The three-colored Tang sancai glaze became very popular during this time, and these pieces remain very valuable to collectors today. The poetry of the Tang is memorized even today by most Chinese school children in the PRC, greater China, and in the diaspora. Most Chinese can recite at least a couple of famous Tang poems by the likes of Li Bai, Du Fu, Wang Wei, and Li Shangyin.

这一时期开始盛行的唐三彩釉瓷器,至今任然被收藏者们视为至宝。 唐代的诗歌即便是到了今天,不论是在内地还是大中华圈,甚至是在流散各地的华人中,几乎所有学龄儿童都能记得。绝大多数中国人至少都能背诵几首由李白,杜甫,王维,或是李商隐等创作的著名唐诗。



Tang's military might, however, was dependent on powerful regional generals who commanded personal loyalty from their mostly nomadic or semi-nomadic cavalry forces. This proved to be a serious problem. Tang Minghuang grew infatuated with an imperial consort surnamed Yang, known to history as Yang Guifei (“precious consort Yang”), who ended up accruing considerable power and influence at court. She helped install her brother, Yang Guozhong, as prime minister. Her “adopted son” and reputedly also her lover, the Sogdian Gen. An Lushan, also became highly influential at court and clashed with Yang Guozhong. He rebelled in 755 and effectively brought an end to Tang's splendor.

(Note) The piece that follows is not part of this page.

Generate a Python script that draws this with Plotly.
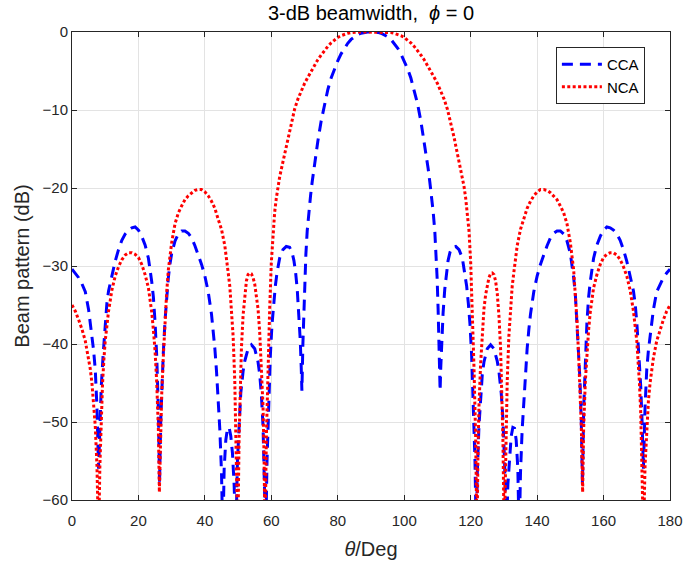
import plotly.graph_objects as go

# ---- data (theta in degrees, beam pattern in dB) ----
theta_cca = [0, 1, 2, 3, 4, 5, 6, 6.5, 7, 7.5,
             8, 8.4, 8.8, 9.4, 10, 10.5, 11, 12, 13, 14,
             15, 16, 17, 18, 19, 20, 21, 22, 23, 24,
             24.5, 25, 25.5, 26, 26.35, 26.7, 27.1, 27.5, 28, 28.5,
             29, 29.5, 30, 31, 32, 33, 34, 35, 36, 37,
             38, 39, 40, 41, 42, 42.5, 43, 43.5, 44, 44.5,
             45, 45.4, 45.8, 46.3, 46.8, 47.3, 47.8, 48.3, 48.8, 49.3,
             49.8, 50.3, 50.8, 51.5, 52, 53, 54, 55, 56, 56.5,
             57, 57.5, 58, 58.3, 58.7, 59.2, 59.7, 60.2, 60.7, 61.2,
             61.7, 62.5, 63.5, 64.5, 65.5, 66.2, 66.8, 67.3, 67.8, 68.3,
             68.7, 69, 69.2, 69.5, 69.8, 70.1, 70.4, 70.8, 71.3, 71.8,
             72.3, 72.8, 73.5, 74, 75, 76, 77, 78, 79, 80,
             81, 82, 83, 84, 85, 86, 87, 88, 89, 90,
             91, 92, 93, 94, 95, 96, 97, 98, 99, 100,
             101, 102, 103, 104, 105, 106, 106.5, 107.2, 107.7, 108.2,
             108.7, 109.2, 109.6, 109.9, 110.2, 110.5, 110.8, 111, 111.3, 111.7,
             112.2, 112.7, 113.2, 113.8, 114.5, 115.5, 116.5, 117.5, 118.3, 118.8,
             119.3, 119.8, 120.3, 120.8, 121.3, 121.7, 122, 122.5, 123, 123.5,
             124, 125, 126, 127, 128, 128.5, 129.2, 129.7, 130.2, 130.7,
             131.2, 131.7, 132.2, 132.7, 133.2, 133.7, 134.2, 134.6, 135, 135.5,
             136, 136.5, 137, 137.5, 138, 139, 140, 141, 142, 143,
             144, 145, 146, 147, 148, 149, 150, 150.5, 151, 151.5,
             152, 152.5, 152.9, 153.3, 153.65, 154, 154.5, 155, 155.5, 156,
             157, 158, 159, 160, 161, 162, 163, 164, 165, 166,
             167, 168, 169, 169.5, 170, 170.6, 171.2, 171.6, 172, 172.5,
             173, 173.5, 174, 175, 176, 177, 178, 179, 180]

cca_db = [-30.4, -30.9, -31.5, -32.3, -33.3, -35.6, -38.8, -40.8, -43.3, -48,
          -56, -50, -45.5, -41.2, -37.2, -34.8, -33.2, -31.1, -29.4, -27.9,
          -26.7, -25.9, -25.4, -25.1, -25.0, -25.4, -26.2, -27.3, -29.0, -32.0,
          -34.0, -37.2, -41.5, -48.5, -58, -50, -44.6, -41, -37, -33.6,
          -31.5, -29.7, -28.4, -26.8, -25.9, -25.5, -25.5, -25.8, -26.4, -27.4,
          -28.5, -29.8, -31.3, -33.3, -36.2, -38.2, -40.6, -43.5, -47, -51,
          -56.5, -65, -56, -52.3, -50.8, -50.7, -51.8, -54, -58, -65,
          -55, -49.5, -46.3, -43.5, -42.2, -40.6, -40.1, -40.6, -42.3, -43.9,
          -46.5, -50.5, -56.5, -65, -55, -47.5, -41.5, -37.5, -34.8, -32.6,
          -30.9, -29, -27.9, -27.5, -27.6, -28.2, -29.3, -30.8, -33, -36,
          -39.5, -43, -46, -40, -35.5, -31.5, -28.5, -25.5, -23, -21,
          -19.2, -17.5, -15.5, -14.0, -11.4, -9.2, -7.4, -5.9, -4.7, -3.7,
          -2.8, -2.05, -1.45, -0.95, -0.6, -0.33, -0.15, -0.05, -0.01, 0,
          -0.01, -0.05, -0.15, -0.33, -0.6, -0.95, -1.45, -2.05, -2.8, -3.7,
          -4.7, -5.9, -7.4, -9.2, -11.4, -14.0, -15.5, -17.5, -19.2, -21,
          -23, -25.5, -28.5, -31.5, -35.5, -40, -46, -43, -39.5, -36,
          -33, -30.8, -29.3, -28.2, -27.6, -27.5, -27.9, -29, -30.9, -32.6,
          -34.8, -37.5, -41.5, -47.5, -55, -65, -56.5, -50.5, -46.5, -43.9,
          -42.3, -40.6, -40.1, -40.6, -42.2, -43.5, -46.3, -49.5, -55, -65,
          -58, -54, -51.8, -50.7, -50.8, -52.3, -56, -65, -56.5, -51,
          -47, -43.5, -40.6, -38.2, -36.2, -33.3, -31.3, -29.8, -28.5, -27.4,
          -26.4, -25.8, -25.5, -25.5, -25.9, -26.8, -28.4, -29.7, -31.5, -33.6,
          -37, -41, -44.6, -50, -58, -48.5, -41.5, -37.2, -34.0, -32.0,
          -29.0, -27.3, -26.2, -25.4, -25.0, -25.1, -25.4, -25.9, -26.7, -27.9,
          -29.4, -31.1, -33.2, -34.8, -37.2, -41.2, -45.5, -50, -56, -48,
          -43.3, -40.8, -38.8, -35.6, -33.3, -32.3, -31.5, -30.9, -30.4]

theta_nca = [0, 1, 2, 3, 4, 5, 5.5, 6, 6.5, 7,
             7.5, 8, 8.4, 8.8, 9.2, 9.6, 10, 11, 12, 13,
             14, 15, 16, 17, 18, 19, 20, 21, 22, 23,
             24, 24.5, 25, 25.5, 26, 26.3, 26.7, 27, 27.5, 28,
             28.5, 29, 30, 31, 32, 33, 34, 35, 36, 37,
             38, 39, 40, 41, 42, 43, 44, 45, 46, 46.5,
             47, 47.5, 48, 48.5, 49, 49.4, 49.9, 50.3, 50.6, 51,
             51.5, 52, 52.5, 53, 53.5, 54, 54.5, 55, 55.5, 56,
             56.5, 57, 57.5, 57.8, 58.1, 58.5, 59, 59.5, 60, 60.5,
             61, 61.5, 62, 62.5, 63, 64, 65, 66, 67, 68,
             69, 70, 71, 72, 73, 74, 75, 76, 77, 78,
             79, 80, 81, 82, 83, 84, 85, 86, 88, 90,
             92, 94, 95, 96, 97, 98, 99, 100, 101, 102,
             103, 104, 105, 106, 107, 108, 109, 110, 111, 112,
             113, 114, 115, 116, 117, 117.5, 118, 118.5, 119, 119.5,
             120, 120.5, 121, 121.5, 121.9, 122.2, 122.5, 123, 123.5, 124,
             124.5, 125, 125.5, 126, 126.5, 127, 127.5, 128, 128.5, 129,
             129.4, 129.7, 130.1, 130.6, 131, 131.5, 132, 132.5, 133, 133.5,
             134, 135, 136, 137, 138, 139, 140, 141, 142, 143,
             144, 145, 146, 147, 148, 149, 150, 151, 151.5, 152,
             152.5, 153, 153.3, 153.7, 154, 154.5, 155, 155.5, 156, 157,
             158, 159, 160, 161, 162, 163, 164, 165, 166, 167,
             168, 169, 170, 170.4, 170.8, 171.2, 171.6, 172, 172.5, 173,
             173.5, 174, 174.5, 175, 176, 177, 178, 179, 180]

nca_db = [-35.0, -35.8, -36.9, -38.1, -39.6, -41.8, -43.2, -45, -47.3, -50.5,
          -55.5, -65, -55.5, -49, -45, -42, -39.6, -35.8, -33.1, -31.3,
          -30.1, -29.2, -28.6, -28.3, -28.3, -28.5, -28.9, -29.8, -31.1, -32.8,
          -35.9, -38.2, -40.9, -44.9, -51, -59, -50.5, -46.5, -41.5, -37,
          -33.4, -30.5, -27, -24.6, -23.2, -22.3, -21.5, -21.0, -20.6, -20.3,
          -20.2, -20.2, -20.5, -21.0, -21.7, -22.6, -24.0, -25.3, -27.4, -28.8,
          -30.8, -32.6, -35.3, -39, -44.8, -51, -65, -52, -46, -40.5,
          -36.3, -33.5, -31.9, -31.1, -30.9, -31.0, -31.5, -32.3, -33.7, -35.5,
          -38.5, -42.5, -48, -54, -65, -52, -43, -35.5, -29.5, -25.5,
          -23.1, -21.3, -19.8, -18.6, -17.6, -15.6, -13.5, -11.6, -9.9, -8.6,
          -7.5, -6.6, -5.8, -5.0, -4.25, -3.55, -2.95, -2.35, -1.85, -1.4,
          -1.0, -0.7, -0.47, -0.3, -0.17, -0.08, -0.03, -0.01, 0, 0,
          0, -0.01, -0.03, -0.08, -0.17, -0.3, -0.47, -0.7, -1.0, -1.4,
          -1.85, -2.35, -2.95, -3.55, -4.25, -5.0, -5.8, -6.6, -7.5, -8.6,
          -9.9, -11.6, -13.5, -15.6, -17.6, -18.6, -19.8, -21.3, -23.1, -25.5,
          -29.5, -35.5, -43, -52, -65, -54, -48, -42.5, -38.5, -35.5,
          -33.7, -32.3, -31.5, -31.0, -30.9, -31.1, -31.9, -33.5, -36.3, -40.5,
          -46, -52, -65, -51, -44.8, -39, -35.3, -32.6, -30.8, -28.8,
          -27.4, -25.3, -24.0, -22.6, -21.7, -21.0, -20.5, -20.2, -20.2, -20.3,
          -20.6, -21.0, -21.5, -22.3, -23.2, -24.6, -27, -30.5, -33.4, -37,
          -41.5, -46.5, -50.5, -59, -51, -44.9, -40.9, -38.2, -35.9, -32.8,
          -31.1, -29.8, -28.9, -28.5, -28.3, -28.3, -28.6, -29.2, -30.1, -31.3,
          -33.1, -35.8, -39.6, -42, -45, -49, -55.5, -65, -55.5, -50.5,
          -47.3, -45, -43.2, -41.8, -39.6, -38.1, -36.9, -35.8, -35.0]

x_ticks = [0, 20, 40, 60, 80, 100, 120, 140, 160, 180]
y_ticks = [0, -10, -20, -30, -40, -50, -60]
x_ticktext = ["0", "20", "40", "60", "80", "100", "120", "140", "160", "180"]
y_ticktext = ["0", "\u221210", "\u221220", "\u221230", "\u221240", "\u221250", "\u221260"]

assert len(theta_cca) == len(cca_db), (len(theta_cca), len(cca_db))
assert len(theta_nca) == len(nca_db), (len(theta_nca), len(nca_db))

FONT = "Liberation Sans, Arial, Helvetica, sans-serif"
AX = "#262626"

fig = go.Figure()
fig.add_trace(go.Scatter(
    x=theta_cca, y=cca_db, mode="lines", name="CCA",
    line=dict(color="#0000ff", width=3, dash="11px,7px"),
))
fig.add_trace(go.Scatter(
    x=theta_nca, y=nca_db, mode="lines", name="NCA",
    line=dict(color="#ff0000", width=3, dash="3px,2.4px"),
))

axis_common = dict(
    showline=True, linecolor=AX, linewidth=1, mirror="ticks",
    ticks="inside", ticklen=5, tickcolor=AX, tickwidth=1,
    showgrid=True, gridcolor="#e3e3e3", gridwidth=1,
    zeroline=False, automargin=False,
    tickfont=dict(family=FONT, size=15, color=AX),
)

fig.update_xaxes(
    range=[0, 180], tickvals=x_ticks, ticktext=x_ticktext,
    ticklabelstandoff=7,
    title=dict(text="<i>θ</i>/Deg", font=dict(family=FONT, size=20, color=AX), standoff=13),
    **axis_common,
)
fig.update_yaxes(
    range=[-60, 0], tickvals=y_ticks, ticktext=y_ticktext,
    title=dict(text="Beam pattern (dB)", font=dict(family=FONT, size=20, color=AX), standoff=7),
    **axis_common,
)

fig.update_layout(
    width=685, height=563,
    margin=dict(l=72, r=15, t=32, b=63),
    paper_bgcolor="white", plot_bgcolor="white",
    title=dict(text="3-dB beamwidth,  <i>ϕ</i> = 0", x=0.5, xref="paper",
               y=1 - 13 / 563, yref="container", yanchor="middle",
               font=dict(family=FONT, size=20, color="#000000")),
    legend=dict(x=0.958, y=0.968, xanchor="right", yanchor="top",
                bgcolor="white", bordercolor=AX, borderwidth=1,
                font=dict(family=FONT, size=15, color="#000000"),
                tracegroupgap=0, itemwidth=40),
    showlegend=True,
)

fig.write_html("out.html", config={"displayModeBar": False},
               post_script="document.body.style.margin='0';document.body.style.overflow='hidden';")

The rebellion was eventually put down in 763, but not before Chang'an had already been sacked by Tangut (Tibetan) forces and the whole country wracked with civil strife. The dynasty survived but never quite recaptured its earlier magnificence. A kind of xenophobia set in in the early ninth century, and foreign influences—especially in the military and in religious life—became very unpopular.

然而,唐朝的军事实力依靠于强大的地区统帅,这些统帅要求这些游牧或者半游牧骑兵忠诚于自己。这是个严重的问题。唐明皇很迷恋杨贵妃(“尊贵的妃嫔”),她最终在朝廷中获得了庞大的权力和影响力。她帮他堂兄杨国忠升为宰相。她的“养子”(胡人)据说也是她的情人。安禄山,在朝廷中也颇具威信,与杨国忠也有过冲突。他在公元755年造反,有效地结束了唐帝国的兴盛。造反在763年终于被镇压了,但这已是长安被西夏(西藏人)侵略以及整个国家遭到内乱之后的事情。王朝幸免遇难但是再也无法回到早期盛世的局面。一种仇外的情绪在9世纪早期蔓延开来,而外国影响—特别是在军事和宗教生活层面—变得越来越不得人心。